I tried to write $$a=c+di$$ and $$b=e+fi$$ but I didn't got the answer. I also tried $$a(z+1-2i) + b(z+1+2i)$$ but this is not right because it gave me $$a+b=1$$ and $$a+b=4$$.

• Simply finding $a$ and $b$ with $a(z+1-2i)+b(z+1+2i)=z+4$ works. Your $a+b=4$ is an error - nobody can tell you what you did wrong because you don't say how you got $a+b=4$. Jun 21 at 11:09
• Hi, David! Yes, I am sorry I didn't explain. What I did was a(z+1−2i) + b(z+1+2i)=z+4 $\Leftrightarrow$ az + a - 2a$i$ + bz + b + 2b$i$ = z+4 $\Leftrightarrow$ $\begin{cases} a + b = 1 \\ a + b = 4 \\ -2a + 2b = 0 \end{cases}$ Jun 21 at 11:19
• I can't tell whether it's a typo, but there's at least one mistake in the algebra in that comment ($2zi$ should be something else...) More important. how do you get those three equations on the right side of the $\iff$???????? Jun 21 at 11:22
• Ah. There's no such thing as "the coefficient of $i$". You meant "looking at the imaginary part...". Looking at the real and imaginary parts separately would be valid, but it's much trickier than you think! Because you can't tell, for example, what the real and imaginary parts of $az+i$ are just by looking at it, because $a$ and $z$ are complex numbers. Jun 21 at 11:46
• Or to put it in terms of the language you used: The "coefficient of $i$" in the expression $az+i$ is not $1$, because $a$ and $z$ both have $i$s hidden in them... Jun 21 at 11:47

Starting with $$a(z+1-2i) + b(z+1+2i)=z+4$$ should give the right answer; in particular it doesn't lead to $$1=4$$. Your comment about "the coefficient of $$i$$" makes it pretty clear what went wrong: Rewrite as $$(a(z+1)+b(z+1))+i(-2a+2b)=z+4;\tag{*}$$now looking at "the coefficient of $$i$$" gives $$-2a+2b=0,$$etc. That's wrong, because for example the imaginary part of $$i(-2a+2b)$$ is not $$-2a+2b$$, and the imaginary part of $$z+4$$ is not $$0$$, because $$a$$, $$b$$ and $$z$$ are complex numbers.

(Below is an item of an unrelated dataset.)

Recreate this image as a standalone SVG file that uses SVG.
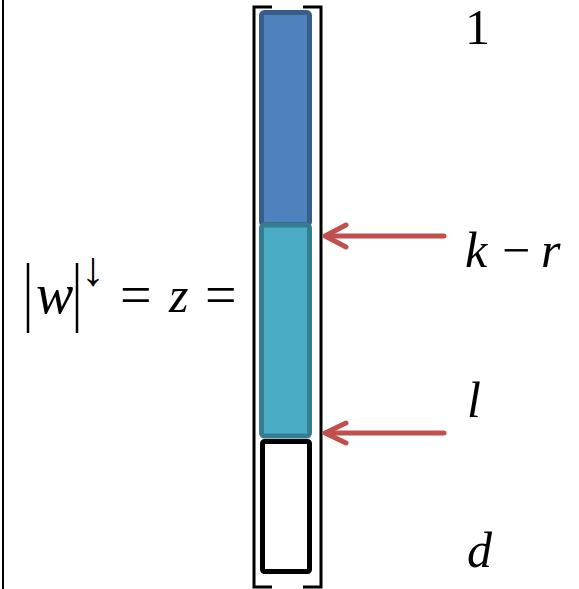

Instead simply do the usual thing. Collect terms: $$(a+b)z+(a(1-2i)+b(1+2i))=z+4.$$Now the constant term in (*) shows that $$(1-2i)a+(1+2i)b=0,$$the coefficient of $$z$$ shows that $$a+b=1,$$and you can simply solve those two equations for $$a$$ and $$b$$.

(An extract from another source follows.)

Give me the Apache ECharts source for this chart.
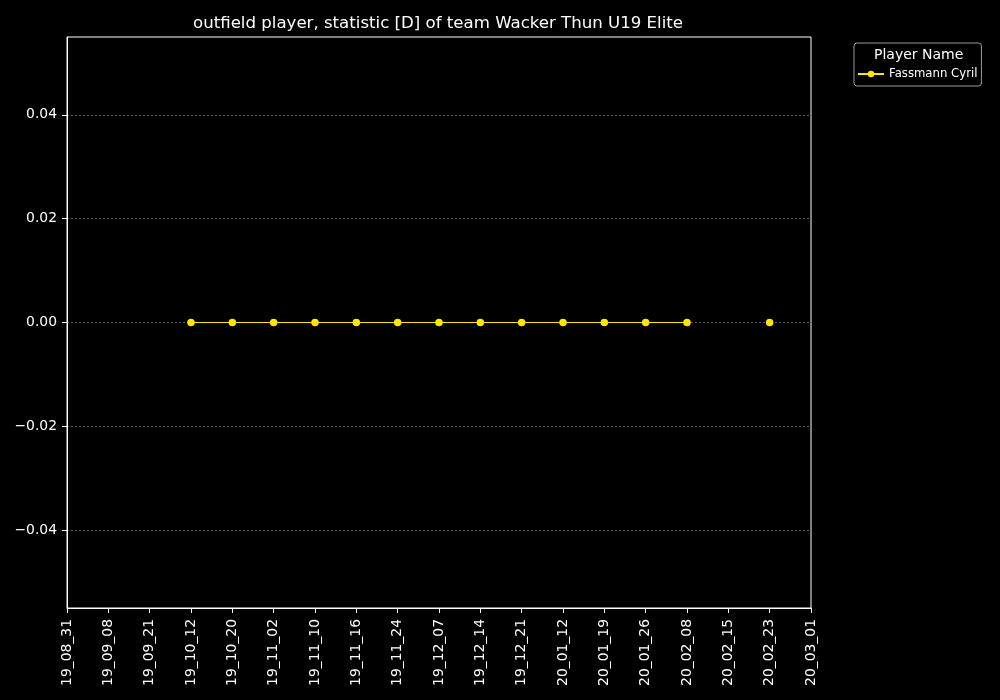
<!DOCTYPE html>
<html>
<head>
<meta charset="utf-8">
<script src="https://cdn.jsdelivr.net/npm/echarts@6/dist/echarts.min.js"></script>
<style>
  html, body { margin: 0; padding: 0; background: #000; }
  #chart { width: 1000px; height: 700px; }
</style>
</head>
<body>
<div id="chart"></div>
<script>
// dates of the matches (x axis)
const datas = ['19_08_31', '19_09_08', '19_09_21', '19_10_12', '19_10_20', '19_11_02',
  '19_11_10', '19_11_16', '19_11_24', '19_12_07', '19_12_14', '19_12_21', '20_01_12',
  '20_01_19', '20_01_26', '20_02_08', '20_02_15', '20_02_23', '20_03_01'];

// statistic [D] per match, null = not played
const valoresCyril = [null, null, null, 0, 0, 0, 0, 0, 0, 0, 0, 0, 0, 0, 0, 0, null, 0, null];

const ticksY = [-0.04, -0.02, 0, 0.02, 0.04];

const FONTE = 'DejaVu Sans';
const AMARELO = '#ffe313';

const chart = echarts.init(document.getElementById('chart'));
chart.setOption({
  backgroundColor: '#000',
  animation: false,
  title: [
    {
      text: 'outfield player, statistic [D] of team Wacker Thun U19 Elite',
      left: 188, top: 10,
      textStyle: { color: '#fff', fontFamily: FONTE, fontSize: 16.6, fontWeight: 'normal' }
    },
    {
      text: 'Player Name',
      left: 869, top: 43,
      textStyle: { color: '#fff', fontFamily: FONTE, fontSize: 14, fontWeight: 'normal' }
    }
  ],
  legend: {
    left: 854, top: 43, width: 129,
    orient: 'vertical',
    padding: [25, 4, 6, 3],
    itemWidth: 26, itemHeight: 8, itemGap: 4,
    borderColor: '#999', borderWidth: 1, borderRadius: 3,
    backgroundColor: '#000',
    textStyle: { color: '#fff', fontFamily: FONTE, fontSize: 11.7 },
    data: ['Fassmann Cyril']
  },
  grid: {
    left: 67, right: 189, top: 37, bottom: 92,
    show: true, borderColor: '#fff', borderWidth: 1
  },
  xAxis: {
    type: 'category',
    data: datas,
    boundaryGap: false,
    axisLine: { onZero: false, lineStyle: { color: '#fff' } },
    axisTick: { alignWithLabel: true, length: 5, lineStyle: { color: '#fff' } },
    axisLabel: { rotate: 90, color: '#fff', fontFamily: FONTE, fontSize: 13.9, margin: 11, interval: 0 },
    splitLine: { show: false }
  },
  yAxis: {
    type: 'value',
    min: -0.055, max: 0.055,
    axisLine: { show: true, lineStyle: { color: '#fff' } },
    axisTick: { show: true, length: 5, lineStyle: { color: '#fff' }, customValues: ticksY },
    axisLabel: {
      color: '#fff', fontFamily: FONTE, fontSize: 13.9, margin: 10,
      customValues: ticksY,
      formatter: v => (v < 0 ? '\u2212' : '') + Math.abs(v).toFixed(2)
    },
    splitLine: { show: true, lineStyle: { color: '#888', type: [2, 2], width: 0.7 } }
  },
  series: [{
    name: 'Fassmann Cyril',
    type: 'line',
    data: valoresCyril,
    connectNulls: false,
    symbol: 'circle',
    symbolSize: 7.5,
    showAllSymbol: true,
    itemStyle: { color: AMARELO },
    lineStyle: { color: AMARELO, width: 1.2 }
  }]
});
</script>
</body>
</html>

Let $$k=1+2i$$, then we want to find $$a$$ and $$b$$ such that
$$\frac{z+4}{(z+k)(z+\bar{k})}=\frac{a}{z+k}+\frac{b}{z+\bar{k}}$$
Or $$z+4=(z+\bar{k})a+(z+k)b$$
Then setting $$z=-\bar{k}$$ and $$z=-k$$ we obtain $$b=\frac{-\bar{k}+4}{k-\bar{k}}=\frac{-(1-2i)+4}{(1+2i)-(1-2i)}=\frac{3+2i}{4i}=\frac{1}{2}-\frac{3}{4}i$$ and $$a=\frac{1}{2}+\frac{3}{4}i$$ respectively.